Luckily, I have tons of local user account scripts already pre-baked in Casper and the JSS and all I had to do is flip a switch. So that all computers got a local account they could log into. So, any user that could not log in because their home folder was on a downed server, could now log in as a local account. When they come back in for the first day of school, their mobile accounts will be fixed. I will then change the password and disable the local account and force them to log into their mobile account.
This also made me realize that all late enrollees, or kids who somehow slip through my mass import lists into OD will also use this local account. We used to try to make OD accounts on the fly if a student didn't have one. Now I just use Casper to deploy the local account to those machines in scope, and each building has an unique account/password, and all late enrollees can be dumped to a CSV file by the enrollment people and I can import it into OD right when school starts and not have to fuss with manual user account creation for those who enroll late or slip through the cracks.

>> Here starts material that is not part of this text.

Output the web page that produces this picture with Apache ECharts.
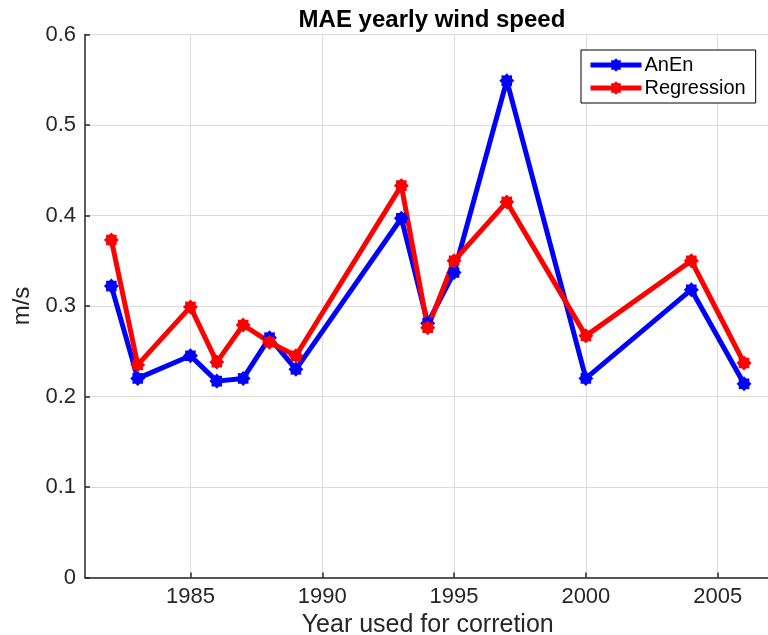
<!DOCTYPE html>
<html>
<head>
<meta charset="utf-8">
<script src="https://cdn.jsdelivr.net/npm/echarts@6/dist/echarts.min.js"></script>
<style>
  html, body { margin: 0; padding: 0; background: #fff; }
  #chart { width: 768px; height: 635px; }
</style>
</head>
<body>
<div id="chart"></div>
<script>
// Years used for correction and yearly MAE of wind speed (m/s)
const years = [1982, 1983, 1985, 1986, 1987, 1988, 1989, 1993, 1994, 1995, 1997, 2000, 2004, 2006];
const anen = [0.322, 0.220, 0.245, 0.217, 0.220, 0.265, 0.230, 0.397, 0.281, 0.337, 0.549, 0.220, 0.318, 0.214];
const regression = [0.373, 0.235, 0.299, 0.238, 0.279, 0.260, 0.245, 0.433, 0.276, 0.350, 0.415, 0.267, 0.350, 0.237];
const xTicks = [1985, 1990, 1995, 2000, 2005];
const yTicks = [0, 0.1, 0.2, 0.3, 0.4, 0.5, 0.6];

const FONT = '"Liberation Sans", Arial, Helvetica, sans-serif';
const INK = '#262626';

// asterisk-like marker drawn as a many-pointed star
function starPath(points, inner) {
  const pts = [];
  for (let i = 0; i < points * 2; i++) {
    const r = i % 2 === 0 ? 1 : inner;
    const a = Math.PI * i / points - Math.PI / 2;
    pts.push((50 + 50 * r * Math.cos(a)).toFixed(2) + ' ' + (50 + 50 * r * Math.sin(a)).toFixed(2));
  }
  return 'path://M' + pts.join(' L') + ' Z';
}
const STAR = starPath(8, 0.76);

function pairs(xs, ys) {
  return xs.map((x, i) => [x, ys[i]]);
}

const chart = echarts.init(document.getElementById('chart'), null, { renderer: 'canvas' });

chart.setOption({
  animation: false,
  backgroundColor: '#ffffff',
  title: {
    text: 'MAE yearly wind speed',
    left: 427,
    textAlign: 'center',
    top: 3,
    textStyle: { fontFamily: FONT, fontSize: 24, fontWeight: 'bold', color: '#000' }
  },
  grid: { left: 85, right: -2.4, top: 34.5, bottom: 57.5, containLabel: false, outerBoundsMode: 'none' },
  legend: {
    orient: 'vertical',
    left: 581,
    top: 50,
    padding: [5, 10, 5, 7],
    itemGap: 3,
    itemWidth: 51,
    itemHeight: 17,
    backgroundColor: '#fff',
    borderColor: '#000',
    borderWidth: 1,
    borderRadius: 0,
    lineStyle: { width: 5 },
    textStyle: { fontFamily: FONT, fontSize: 20, color: '#000', lineHeight: 20, padding: [0, 0, 0, -2] },
    data: ['AnEn', 'Regression']
  },
  xAxis: {
    type: 'value',
    min: 1981,
    max: 2007,
    name: 'Year used for corretion',
    nameLocation: 'middle',
    nameGap: 32,
    nameTextStyle: { fontFamily: FONT, fontSize: 25, color: INK },
    axisLine: { show: true, onZero: false, lineStyle: { color: INK, width: 1.5 } },
    axisTick: { show: true, inside: true, length: 5, customValues: xTicks, lineStyle: { color: INK, width: 1.5 } },
    axisLabel: { customValues: xTicks, fontFamily: FONT, fontSize: 22, color: INK, margin: 8, formatter: v => String(v) },
    splitLine: { show: true, lineStyle: { color: '#dcdcdc', width: 1 } }
  },
  yAxis: {
    type: 'value',
    min: 0,
    max: 0.6,
    interval: 0.1,
    name: 'm/s',
    nameLocation: 'middle',
    nameGap: 42,
    nameTextStyle: { fontFamily: FONT, fontSize: 24, color: INK },
    axisLine: { show: true, lineStyle: { color: INK, width: 1.5 } },
    axisTick: { show: true, inside: true, length: 5, lineStyle: { color: INK, width: 1.5 } },
    axisLabel: {
      fontFamily: FONT, fontSize: 22, color: INK, margin: 9,
      formatter: v => {
        const t = yTicks.find(k => Math.abs(k - v) < 1e-9);
        return t === 0 ? '0' : String(Number(v.toFixed(1)));
      }
    },
    splitLine: { show: true, lineStyle: { color: '#dcdcdc', width: 1 } }
  },
  series: [
    {
      name: 'AnEn',
      type: 'line',
      data: pairs(years, anen),
      symbol: STAR,
      symbolSize: 15,
      itemStyle: { color: '#0000ff' },
      lineStyle: { color: '#0000ff', width: 5 }
    },
    {
      name: 'Regression',
      type: 'line',
      data: pairs(years, regression),
      symbol: STAR,
      symbolSize: 15,
      itemStyle: { color: '#ff0000' },
      lineStyle: { color: '#ff0000', width: 5 }
    }
  ]
});
</script>
</body>
</html>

If I had not had Casper at my disposal when those servers crashed, I wouldn't have been able to come up with plan B. Instead, I would be stressing out.

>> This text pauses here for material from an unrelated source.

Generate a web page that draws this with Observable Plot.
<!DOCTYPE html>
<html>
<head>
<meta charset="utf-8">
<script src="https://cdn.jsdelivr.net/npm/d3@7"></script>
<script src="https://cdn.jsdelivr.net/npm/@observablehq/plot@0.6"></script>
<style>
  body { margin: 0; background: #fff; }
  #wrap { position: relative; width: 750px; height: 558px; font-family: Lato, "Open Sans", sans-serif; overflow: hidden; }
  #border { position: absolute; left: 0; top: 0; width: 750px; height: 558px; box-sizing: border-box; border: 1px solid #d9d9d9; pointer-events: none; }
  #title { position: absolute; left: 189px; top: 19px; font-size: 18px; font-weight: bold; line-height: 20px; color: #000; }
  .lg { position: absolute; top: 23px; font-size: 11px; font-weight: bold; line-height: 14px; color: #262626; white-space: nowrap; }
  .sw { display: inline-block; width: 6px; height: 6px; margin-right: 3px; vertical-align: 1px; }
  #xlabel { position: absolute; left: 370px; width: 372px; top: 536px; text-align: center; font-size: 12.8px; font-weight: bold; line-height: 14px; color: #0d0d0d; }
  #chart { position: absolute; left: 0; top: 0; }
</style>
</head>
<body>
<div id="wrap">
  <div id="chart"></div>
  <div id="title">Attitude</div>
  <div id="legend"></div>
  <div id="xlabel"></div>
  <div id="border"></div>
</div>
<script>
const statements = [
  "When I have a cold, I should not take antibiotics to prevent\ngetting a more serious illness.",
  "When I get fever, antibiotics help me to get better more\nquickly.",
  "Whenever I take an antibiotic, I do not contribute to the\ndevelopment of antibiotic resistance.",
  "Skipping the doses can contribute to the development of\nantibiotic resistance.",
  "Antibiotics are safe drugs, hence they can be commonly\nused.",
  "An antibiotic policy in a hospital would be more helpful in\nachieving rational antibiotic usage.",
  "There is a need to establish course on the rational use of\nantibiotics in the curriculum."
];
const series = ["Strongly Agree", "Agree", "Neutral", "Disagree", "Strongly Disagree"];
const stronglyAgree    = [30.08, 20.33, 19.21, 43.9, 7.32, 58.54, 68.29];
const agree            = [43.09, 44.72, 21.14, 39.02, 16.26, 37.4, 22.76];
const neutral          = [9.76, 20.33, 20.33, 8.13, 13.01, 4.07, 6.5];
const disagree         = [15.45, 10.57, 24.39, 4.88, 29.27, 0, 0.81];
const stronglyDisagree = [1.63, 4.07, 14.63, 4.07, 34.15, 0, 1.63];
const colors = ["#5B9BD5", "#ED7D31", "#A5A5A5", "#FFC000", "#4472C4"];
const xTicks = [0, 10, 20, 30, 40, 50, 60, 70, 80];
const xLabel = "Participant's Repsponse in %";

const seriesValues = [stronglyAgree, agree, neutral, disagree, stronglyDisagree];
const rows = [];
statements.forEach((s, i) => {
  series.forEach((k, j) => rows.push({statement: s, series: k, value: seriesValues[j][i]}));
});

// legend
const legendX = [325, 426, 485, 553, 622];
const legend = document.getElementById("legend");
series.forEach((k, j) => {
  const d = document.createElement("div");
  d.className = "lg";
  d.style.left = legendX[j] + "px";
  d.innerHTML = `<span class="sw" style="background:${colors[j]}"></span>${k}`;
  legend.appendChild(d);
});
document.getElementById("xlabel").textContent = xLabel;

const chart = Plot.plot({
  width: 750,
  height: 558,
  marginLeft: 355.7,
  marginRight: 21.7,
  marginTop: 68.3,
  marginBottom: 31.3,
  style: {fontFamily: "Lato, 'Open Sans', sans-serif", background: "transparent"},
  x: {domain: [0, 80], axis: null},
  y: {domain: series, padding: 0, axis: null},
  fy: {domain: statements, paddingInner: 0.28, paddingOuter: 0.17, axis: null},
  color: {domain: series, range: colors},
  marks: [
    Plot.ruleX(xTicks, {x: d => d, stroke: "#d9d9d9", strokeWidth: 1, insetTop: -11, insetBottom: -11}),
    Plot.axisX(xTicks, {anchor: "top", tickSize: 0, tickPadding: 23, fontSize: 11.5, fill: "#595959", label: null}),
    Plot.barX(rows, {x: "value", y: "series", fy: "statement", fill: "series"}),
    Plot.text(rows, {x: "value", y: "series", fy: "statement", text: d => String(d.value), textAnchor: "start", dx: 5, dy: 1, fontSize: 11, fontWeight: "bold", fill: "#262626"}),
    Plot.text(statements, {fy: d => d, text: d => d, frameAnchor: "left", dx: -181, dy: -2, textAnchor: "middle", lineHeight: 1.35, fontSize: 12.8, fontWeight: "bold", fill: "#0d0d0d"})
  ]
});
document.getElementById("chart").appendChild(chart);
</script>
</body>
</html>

If any of you work in a 1:1 and do massive laptop roll outs, learn from my experience here. You also know you will have massive amounts of students and parents coming in to pick up the laptop and log into it for the first time. If you have a bottle neck of people coming in, it creates tension and makes the whole process exponentially worse. No matter what Apple tells you, OD has issues in 10.5 and a lot of times a simple power outage can destroy it. Have a plan B, and use your casper tools to execute that plan B if you need it. Also have a plan B on your OD. I have a back up script that backs up OD every day, and then only keeps 30 days of back ups. I was able to demote all servers, destroy LDAP, wipe and reload that one server that could not be fixed in a timely manner, and bring it back into OD and restore a back up from a few days ago so nothing was lost.
Just FYI
Posted on 08-06-2010 07:38 AM
No matter what Apple tells you, OD has issues in 10.5 and a lot of times
a simple power outage can destroy it. Have a plan B,
We have graceful shutdown via UPS. They never come back on when the
power is restored (problem with how OS X handles it I read) but at least
they go down correctly and don't cause corruption. Glad you were able to
- JD
Posted on 08-06-2010 07:42 AM
We have UPS systems that shut down servers, however OS X 10.5.8 is
prone to hanging on shutdown. A lot of times when I manually reboot the
servers via ARD commands after an update or just to reboot them every
once in a while it will hang. I have to ssh and force a reboot via
shutdown -r NOW command.
I have seen 10.5 server hang on shutdown since the beginning of us
running it.